> DATASET EXTRACT
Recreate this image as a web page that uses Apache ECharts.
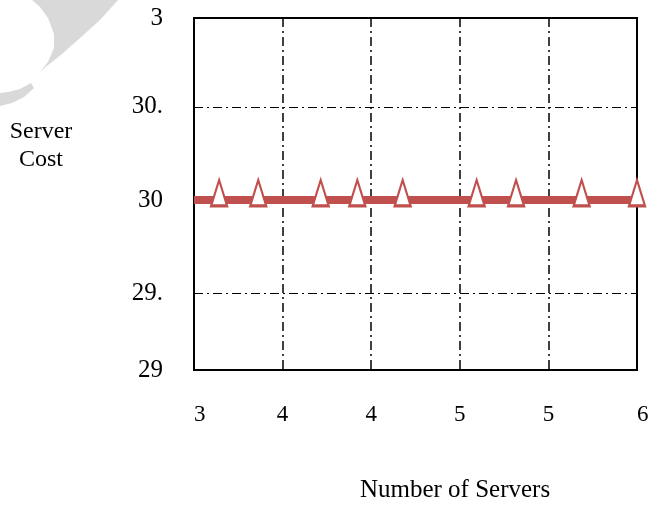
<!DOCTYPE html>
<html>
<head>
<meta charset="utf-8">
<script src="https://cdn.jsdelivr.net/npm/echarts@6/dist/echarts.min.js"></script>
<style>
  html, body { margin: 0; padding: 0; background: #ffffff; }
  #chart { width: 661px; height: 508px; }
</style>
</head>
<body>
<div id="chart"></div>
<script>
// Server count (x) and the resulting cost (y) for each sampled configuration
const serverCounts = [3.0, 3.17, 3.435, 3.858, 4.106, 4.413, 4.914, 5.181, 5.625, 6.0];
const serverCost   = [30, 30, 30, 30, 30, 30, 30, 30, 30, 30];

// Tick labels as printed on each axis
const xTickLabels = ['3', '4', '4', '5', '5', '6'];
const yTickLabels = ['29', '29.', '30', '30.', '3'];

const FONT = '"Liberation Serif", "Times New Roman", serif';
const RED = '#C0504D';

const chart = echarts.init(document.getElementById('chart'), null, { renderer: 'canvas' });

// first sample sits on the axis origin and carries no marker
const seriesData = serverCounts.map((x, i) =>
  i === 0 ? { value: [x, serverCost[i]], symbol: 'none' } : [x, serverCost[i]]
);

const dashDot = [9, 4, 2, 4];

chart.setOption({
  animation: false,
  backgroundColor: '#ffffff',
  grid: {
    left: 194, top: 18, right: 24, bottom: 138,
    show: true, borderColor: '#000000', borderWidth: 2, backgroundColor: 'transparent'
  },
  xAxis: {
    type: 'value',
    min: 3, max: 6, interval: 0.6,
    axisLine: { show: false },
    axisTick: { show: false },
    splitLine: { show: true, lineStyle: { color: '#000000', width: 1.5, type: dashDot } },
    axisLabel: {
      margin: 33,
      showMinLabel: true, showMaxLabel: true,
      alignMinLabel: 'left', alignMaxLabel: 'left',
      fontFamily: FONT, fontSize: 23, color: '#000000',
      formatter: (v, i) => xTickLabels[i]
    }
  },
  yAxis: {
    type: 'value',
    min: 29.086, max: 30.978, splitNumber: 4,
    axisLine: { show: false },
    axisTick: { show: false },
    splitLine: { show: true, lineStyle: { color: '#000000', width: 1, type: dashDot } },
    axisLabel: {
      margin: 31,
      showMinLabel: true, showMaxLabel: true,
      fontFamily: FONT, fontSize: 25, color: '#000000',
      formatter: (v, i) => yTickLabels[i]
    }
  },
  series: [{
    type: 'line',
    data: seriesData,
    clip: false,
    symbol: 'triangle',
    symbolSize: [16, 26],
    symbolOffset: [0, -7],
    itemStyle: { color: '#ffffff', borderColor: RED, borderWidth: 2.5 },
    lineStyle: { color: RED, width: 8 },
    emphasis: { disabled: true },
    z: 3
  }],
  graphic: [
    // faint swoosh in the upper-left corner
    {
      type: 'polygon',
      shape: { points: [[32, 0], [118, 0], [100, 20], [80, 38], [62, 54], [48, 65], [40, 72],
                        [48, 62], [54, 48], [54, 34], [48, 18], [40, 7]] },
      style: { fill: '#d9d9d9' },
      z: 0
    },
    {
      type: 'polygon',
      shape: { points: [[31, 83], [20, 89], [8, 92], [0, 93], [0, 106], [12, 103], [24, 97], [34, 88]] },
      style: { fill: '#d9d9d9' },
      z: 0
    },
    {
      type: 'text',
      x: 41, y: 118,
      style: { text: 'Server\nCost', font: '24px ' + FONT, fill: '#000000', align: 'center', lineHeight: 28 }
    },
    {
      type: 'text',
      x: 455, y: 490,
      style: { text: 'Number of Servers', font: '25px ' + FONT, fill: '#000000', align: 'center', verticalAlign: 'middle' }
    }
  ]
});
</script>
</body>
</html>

> AIM OF THE TASK
With the pictures left out, transcribe the material exactly.

> PROBLEM SOLUTION
Recreate this image as a web page that uses Apache ECharts.
<!DOCTYPE html>
<html>
<head>
<meta charset="utf-8">
<script src="https://cdn.jsdelivr.net/npm/echarts@6/dist/echarts.min.js"></script>
<style>
  html, body { margin: 0; padding: 0; background: #ffffff; }
  #chart { width: 661px; height: 508px; }
</style>
</head>
<body>
<div id="chart"></div>
<script>
// Server count (x) and the resulting cost (y) for each sampled configuration
const serverCounts = [3.0, 3.17, 3.435, 3.858, 4.106, 4.413, 4.914, 5.181, 5.625, 6.0];
const serverCost   = [30, 30, 30, 30, 30, 30, 30, 30, 30, 30];

// Tick labels as printed on each axis
const xTickLabels = ['3', '4', '4', '5', '5', '6'];
const yTickLabels = ['29', '29.', '30', '30.', '3'];

const FONT = '"Liberation Serif", "Times New Roman", serif';
const RED = '#C0504D';

const chart = echarts.init(document.getElementById('chart'), null, { renderer: 'canvas' });

// first sample sits on the axis origin and carries no marker
const seriesData = serverCounts.map((x, i) =>
  i === 0 ? { value: [x, serverCost[i]], symbol: 'none' } : [x, serverCost[i]]
);

const dashDot = [9, 4, 2, 4];

chart.setOption({
  animation: false,
  backgroundColor: '#ffffff',
  grid: {
    left: 194, top: 18, right: 24, bottom: 138,
    show: true, borderColor: '#000000', borderWidth: 2, backgroundColor: 'transparent'
  },
  xAxis: {
    type: 'value',
    min: 3, max: 6, interval: 0.6,
    axisLine: { show: false },
    axisTick: { show: false },
    splitLine: { show: true, lineStyle: { color: '#000000', width: 1.5, type: dashDot } },
    axisLabel: {
      margin: 33,
      showMinLabel: true, showMaxLabel: true,
      alignMinLabel: 'left', alignMaxLabel: 'left',
      fontFamily: FONT, fontSize: 23, color: '#000000',
      formatter: (v, i) => xTickLabels[i]
    }
  },
  yAxis: {
    type: 'value',
    min: 29.086, max: 30.978, splitNumber: 4,
    axisLine: { show: false },
    axisTick: { show: false },
    splitLine: { show: true, lineStyle: { color: '#000000', width: 1, type: dashDot } },
    axisLabel: {
      margin: 31,
      showMinLabel: true, showMaxLabel: true,
      fontFamily: FONT, fontSize: 25, color: '#000000',
      formatter: (v, i) => yTickLabels[i]
    }
  },
  series: [{
    type: 'line',
    data: seriesData,
    clip: false,
    symbol: 'triangle',
    symbolSize: [16, 26],
    symbolOffset: [0, -7],
    itemStyle: { color: '#ffffff', borderColor: RED, borderWidth: 2.5 },
    lineStyle: { color: RED, width: 8 },
    emphasis: { disabled: true },
    z: 3
  }],
  graphic: [
    // faint swoosh in the upper-left corner
    {
      type: 'polygon',
      shape: { points: [[32, 0], [118, 0], [100, 20], [80, 38], [62, 54], [48, 65], [40, 72],
                        [48, 62], [54, 48], [54, 34], [48, 18], [40, 7]] },
      style: { fill: '#d9d9d9' },
      z: 0
    },
    {
      type: 'polygon',
      shape: { points: [[31, 83], [20, 89], [8, 92], [0, 93], [0, 106], [12, 103], [24, 97], [34, 88]] },
      style: { fill: '#d9d9d9' },
      z: 0
    },
    {
      type: 'text',
      x: 41, y: 118,
      style: { text: 'Server\nCost', font: '24px ' + FONT, fill: '#000000', align: 'center', lineHeight: 28 }
    },
    {
      type: 'text',
      x: 455, y: 490,
      style: { text: 'Number of Servers', font: '25px ' + FONT, fill: '#000000', align: 'center', verticalAlign: 'middle' }
    }
  ]
});
</script>
</body>
</html>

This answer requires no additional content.